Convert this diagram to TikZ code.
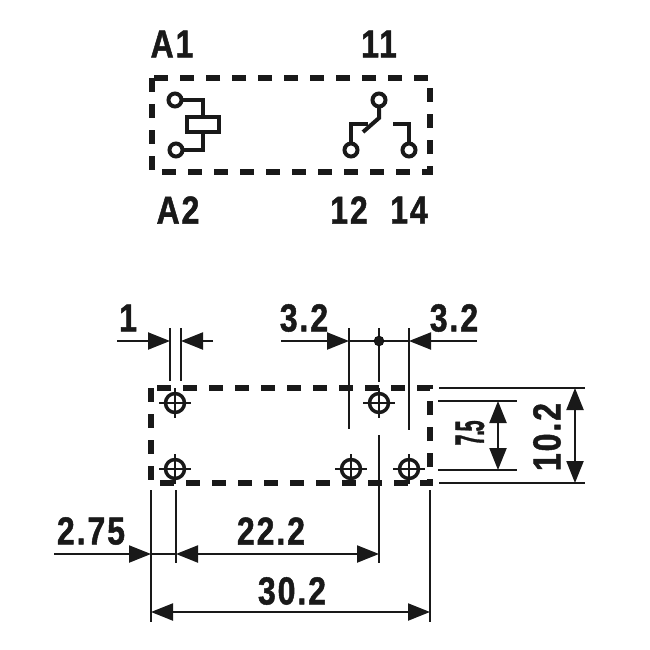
\documentclass[tikz,border=0pt]{standalone}
\usepackage{fontspec}
\setmainfont[FakeStretch=0.82,LetterSpace=5,BoldFeatures={FakeBold=1.2}]{Liberation Sans}
\usetikzlibrary{arrows.meta}
\def\pinhole(#1,#2){\draw[line width=3.5pt, color=black!90] (#1, #2) circle (9.5);
	\draw[extline] (#1-16, #2) -- (#1+16, #2);
	\draw[extline] (#1, #2-15) -- (#1, #2+15);}
\tikzset{
	dimtext/.style={font=\fontsize{39}{39}\selectfont\bfseries, text=black!90, inner sep=0pt},
	extline/.style={line width=2.2pt, color=black!90},
	dimline/.style={line width=2.2pt, color=black!90, {Triangle[length=22pt, width=17pt]}-{Triangle[length=22pt, width=17pt]}},
	dimin/.style={line width=2.2pt, color=black!90, -{Triangle[length=22pt, width=17pt]}},
	dashbox/.style={line width=5.5pt, color=black!90, dash pattern=on 14pt off 12pt},
	wire/.style={line width=4pt, color=black!90, line join=miter},
	terminal/.style={line width=4pt, color=black!90, fill=white}
}
\begin{document}
\begin{tikzpicture}[x=1pt, y=-1pt]
	%%%%% SCHEMATIC %%%%%
	\useasboundingbox (0, 0) rectangle (650, 650);
	\draw[dashbox] (152, 78) rectangle (430, 172);

	% coil
	\draw[wire] (175, 100) -- (203, 100) -- (203, 117);
	\draw[wire] (203, 132) -- (203, 150) -- (176, 150);
	\draw[wire] (187, 117) rectangle (219, 132);
	\draw[terminal] (175, 100) circle (6.5);
	\draw[terminal] (176, 150) circle (6.5);

	% contact
	\draw[wire] (379, 100) -- (379, 118) -- (363, 132);
	\draw[wire] (351, 150) -- (351, 124) -- (368, 124);
	\draw[wire] (409, 150) -- (409, 124) -- (393, 124);
	\draw[terminal] (379, 100) circle (6.5);
	\draw[terminal] (351, 150) circle (6.5);
	\draw[terminal] (409, 150) circle (6.5);

	\node[dimtext] (labelAone) at (172, 44) {A1};
	\node[dimtext] (labelEleven) at (379, 44) {11};
	\node[dimtext] (labelAtwo) at (178, 210) {A2};
	\node[dimtext] (labelTwelve) at (349, 210) {12};
	\node[dimtext] (labelFourteen) at (409, 210) {14};

	%%%%% FOOTPRINT %%%%%
	\draw[dashbox] (151, 388) rectangle (430, 483);
	\pinhole(175,403)
	\pinhole(175,469)
	\pinhole(379,403)
	\pinhole(351,469)
	\pinhole(409,469)

	% top dimensions
	\draw[extline] (170, 328) -- (170, 381);
	\draw[extline] (181, 328) -- (181, 381);
	\draw[dimin] (117, 341) -- (170, 341);
	\draw[dimin] (213, 341) -- (181, 341);
	\node[dimtext] (labelOne) at (128, 318) {1};

	\draw[extline] (349, 328) -- (349, 429);
	\draw[extline] (409, 328) -- (409, 430);
	\draw[extline] (379, 328) -- (379, 382);
	\draw[extline] (379, 435) -- (379, 563);
	\draw[extline] (349, 341) -- (409, 341);
	\draw[fill=black!90] (379, 341) circle (5);
	\draw[dimin] (281, 341) -- (349, 341);
	\draw[dimin] (477, 341) -- (409, 341);
	\node[dimtext] (labelPitchL) at (304, 318) {3.2};
	\node[dimtext] (labelPitchR) at (454, 318) {3.2};

	% right dimensions
	\draw[extline] (439, 388) -- (585, 388);
	\draw[extline] (439, 483) -- (585, 483);
	\draw[extline] (438, 401) -- (517, 401);
	\draw[extline] (438, 470) -- (517, 470);
	\draw[dimline] (498, 401) -- (498, 470);
	\draw[dimline] (575, 388) -- (575, 483);
	\node[dimtext, rotate=90, xscale=0.62, yscale=1.05] (labelRow) at (470, 433) {7\kern-.05em.\kern-.05em5};
	\node[dimtext, rotate=90] (labelHeight) at (547, 437) {10.2};

	% bottom dimensions
	\draw[extline] (151, 490) -- (151, 622);
	\draw[extline] (176, 490) -- (176, 563);
	\draw[extline] (430, 490) -- (430, 622);
	\draw[extline] (151, 554) -- (176, 554);
	\draw[dimin] (54, 554) -- (151, 554);
	\draw[dimline] (176, 554) -- (379, 554);
	\draw[dimline] (151, 612) -- (430, 612);
	\node[dimtext] (labelOffset) at (91, 531) {2.75};
	\node[dimtext] (labelSpan) at (271, 531) {22.2};
	\node[dimtext] (labelWidth) at (292, 591) {30.2};
\end{tikzpicture}
\end{document}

**Task prompt**
Print out the lines exactly, skipping any picture.

**Answer to the problem**
Convert this diagram to TikZ code.
\documentclass[tikz,border=0pt]{standalone}
\usepackage{fontspec}
\setmainfont[FakeStretch=0.82,LetterSpace=5,BoldFeatures={FakeBold=1.2}]{Liberation Sans}
\usetikzlibrary{arrows.meta}
\def\pinhole(#1,#2){\draw[line width=3.5pt, color=black!90] (#1, #2) circle (9.5);
	\draw[extline] (#1-16, #2) -- (#1+16, #2);
	\draw[extline] (#1, #2-15) -- (#1, #2+15);}
\tikzset{
	dimtext/.style={font=\fontsize{39}{39}\selectfont\bfseries, text=black!90, inner sep=0pt},
	extline/.style={line width=2.2pt, color=black!90},
	dimline/.style={line width=2.2pt, color=black!90, {Triangle[length=22pt, width=17pt]}-{Triangle[length=22pt, width=17pt]}},
	dimin/.style={line width=2.2pt, color=black!90, -{Triangle[length=22pt, width=17pt]}},
	dashbox/.style={line width=5.5pt, color=black!90, dash pattern=on 14pt off 12pt},
	wire/.style={line width=4pt, color=black!90, line join=miter},
	terminal/.style={line width=4pt, color=black!90, fill=white}
}
\begin{document}
\begin{tikzpicture}[x=1pt, y=-1pt]
	%%%%% SCHEMATIC %%%%%
	\useasboundingbox (0, 0) rectangle (650, 650);
	\draw[dashbox] (152, 78) rectangle (430, 172);

	% coil
	\draw[wire] (175, 100) -- (203, 100) -- (203, 117);
	\draw[wire] (203, 132) -- (203, 150) -- (176, 150);
	\draw[wire] (187, 117) rectangle (219, 132);
	\draw[terminal] (175, 100) circle (6.5);
	\draw[terminal] (176, 150) circle (6.5);

	% contact
	\draw[wire] (379, 100) -- (379, 118) -- (363, 132);
	\draw[wire] (351, 150) -- (351, 124) -- (368, 124);
	\draw[wire] (409, 150) -- (409, 124) -- (393, 124);
	\draw[terminal] (379, 100) circle (6.5);
	\draw[terminal] (351, 150) circle (6.5);
	\draw[terminal] (409, 150) circle (6.5);

	\node[dimtext] (labelAone) at (172, 44) {A1};
	\node[dimtext] (labelEleven) at (379, 44) {11};
	\node[dimtext] (labelAtwo) at (178, 210) {A2};
	\node[dimtext] (labelTwelve) at (349, 210) {12};
	\node[dimtext] (labelFourteen) at (409, 210) {14};

	%%%%% FOOTPRINT %%%%%
	\draw[dashbox] (151, 388) rectangle (430, 483);
	\pinhole(175,403)
	\pinhole(175,469)
	\pinhole(379,403)
	\pinhole(351,469)
	\pinhole(409,469)

	% top dimensions
	\draw[extline] (170, 328) -- (170, 381);
	\draw[extline] (181, 328) -- (181, 381);
	\draw[dimin] (117, 341) -- (170, 341);
	\draw[dimin] (213, 341) -- (181, 341);
	\node[dimtext] (labelOne) at (128, 318) {1};

	\draw[extline] (349, 328) -- (349, 429);
	\draw[extline] (409, 328) -- (409, 430);
	\draw[extline] (379, 328) -- (379, 382);
	\draw[extline] (379, 435) -- (379, 563);
	\draw[extline] (349, 341) -- (409, 341);
	\draw[fill=black!90] (379, 341) circle (5);
	\draw[dimin] (281, 341) -- (349, 341);
	\draw[dimin] (477, 341) -- (409, 341);
	\node[dimtext] (labelPitchL) at (304, 318) {3.2};
	\node[dimtext] (labelPitchR) at (454, 318) {3.2};

	% right dimensions
	\draw[extline] (439, 388) -- (585, 388);
	\draw[extline] (439, 483) -- (585, 483);
	\draw[extline] (438, 401) -- (517, 401);
	\draw[extline] (438, 470) -- (517, 470);
	\draw[dimline] (498, 401) -- (498, 470);
	\draw[dimline] (575, 388) -- (575, 483);
	\node[dimtext, rotate=90, xscale=0.62, yscale=1.05] (labelRow) at (470, 433) {7\kern-.05em.\kern-.05em5};
	\node[dimtext, rotate=90] (labelHeight) at (547, 437) {10.2};

	% bottom dimensions
	\draw[extline] (151, 490) -- (151, 622);
	\draw[extline] (176, 490) -- (176, 563);
	\draw[extline] (430, 490) -- (430, 622);
	\draw[extline] (151, 554) -- (176, 554);
	\draw[dimin] (54, 554) -- (151, 554);
	\draw[dimline] (176, 554) -- (379, 554);
	\draw[dimline] (151, 612) -- (430, 612);
	\node[dimtext] (labelOffset) at (91, 531) {2.75};
	\node[dimtext] (labelSpan) at (271, 531) {22.2};
	\node[dimtext] (labelWidth) at (292, 591) {30.2};
\end{tikzpicture}
\end{document}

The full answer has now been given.